Primly accoutred in a royal blue Thatcher suit, the First Minister was somewhat overdressed for the class war.
The Che Guevara of Charlotte Square had stormed the ramparts of Holyrood to decry Philip Hammond’s Budget sop to the filthy rich. The capitalist lickspittle had raised the higher income tax threshold to £50,000, feathering the nests of headteachers, senior nurses and other members of the ruling class.
‘The reality of Tory government is tax cuts for the wealthiest and cuts for everybody else.

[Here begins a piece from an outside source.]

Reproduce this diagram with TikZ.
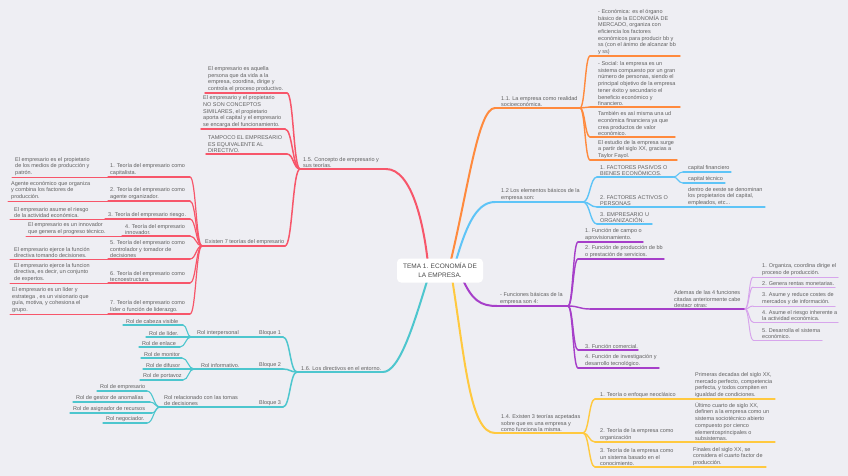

This government stands for something very different indeed,’ she said, with all the class consciousness of a woman whose grace-and-favour townhouse was just refurbished to the tune of £500,000.
Ruth Davidson was off dandling her bundle of joy, leaving Nicola Sturgeon to defend her tax policies to Jackson Carlaw. Baby Finn could have done a better job with his Fisher Price abacus.
Carlaw forwent his usual G&T effervescence in favour of stronger beer. Which delivered more money for public services — Hammond’s Budget or her Growth Commission?
Why, the Growth Commission, of course — after all, Westminster had cut Scotland’s budget by £2 billion. The Tories sputtered like Mary Whitehouse encountering her first pre-watershed ‘cobblers’. And cobblers is what it was. The First Minister’s claim was an exquisite piece of fabulism but she sold it with Oscar-worthy gusto. If we believe it, more fool us. If she believes it, God help us.
‘We are helping those at the bottom of the income scale, not those at the top,’ Red Nicola boomed. She hates high earners so much she’s decided we should have a lot fewer of them. The Conservative stance on tax would drive thousands of nurses out of the NHS, she claimed, though why the Tories would model their revenue plans on her tenure as Health Secretary is not clear.
This clenched-fist populism is the latest incarnation of Sturgeon, a politician who passionately believes in the findings of the last opinion poll she read. Her party has gone from shortbread tin centrism to Caledonian Corbynism in the time it took voters to spot the gap between its £10 rhetoric and 10p record.
After 11 years, and countless U-turns and reverses, the SNP is a clapped-out government, up on bricks, as the First Minister desperately tries to get the engine running again.
None of the latest posturing cut ice with Carlaw. He’s a former used car salesman; he knows an old banger when he sees one.
The Tory deputy leader’s tone was pungent with contempt. The Growth Commission was an ‘evangelical bible of economic misery’, the SNP ‘focused on finding the cloud in every silver lining’, and Scotland lumped with ‘a grudge-and-grievance government led by a grudge-and-grievance First Minister’.
He was firing out more spicy numbers than the local curry house and the Tory benches gobbled them up. Derek Mackay was less impressed and bounded up and down in his chair hollering vowel sounds that resembled a cow being milked with a fire hose but might well have made sense in the original Renfrewshire.
Richard Leonard — who would struggle to get recognised in his own bathroom mirror — popped up to remind us all that he’s still there. Student debt was his theme this week. It stood, on average, at £6,070 when the Nationalists came to power. Where was it now?
In lieu of an answer, we were treated to a game of Blame Bingo. Sturgeon ventured: ‘It is significantly lower than in England–‘ Bingo! ‘–significantly lower than in Northern Ireland–‘ One to go! ‘–and significantly lower than in Labour-run Wales’. Full house!
The answer was £13,200. That’s a pretty penny for a B.A. in Facebook Studies.
Leonard then took nine sentences to ask a question about total debt value.
‘There are students who started and finished degrees in the time it took Richard Leonard to ask that question,’ Sturgeon sniped.
She seldom has the answers but she does have a PhD in snark.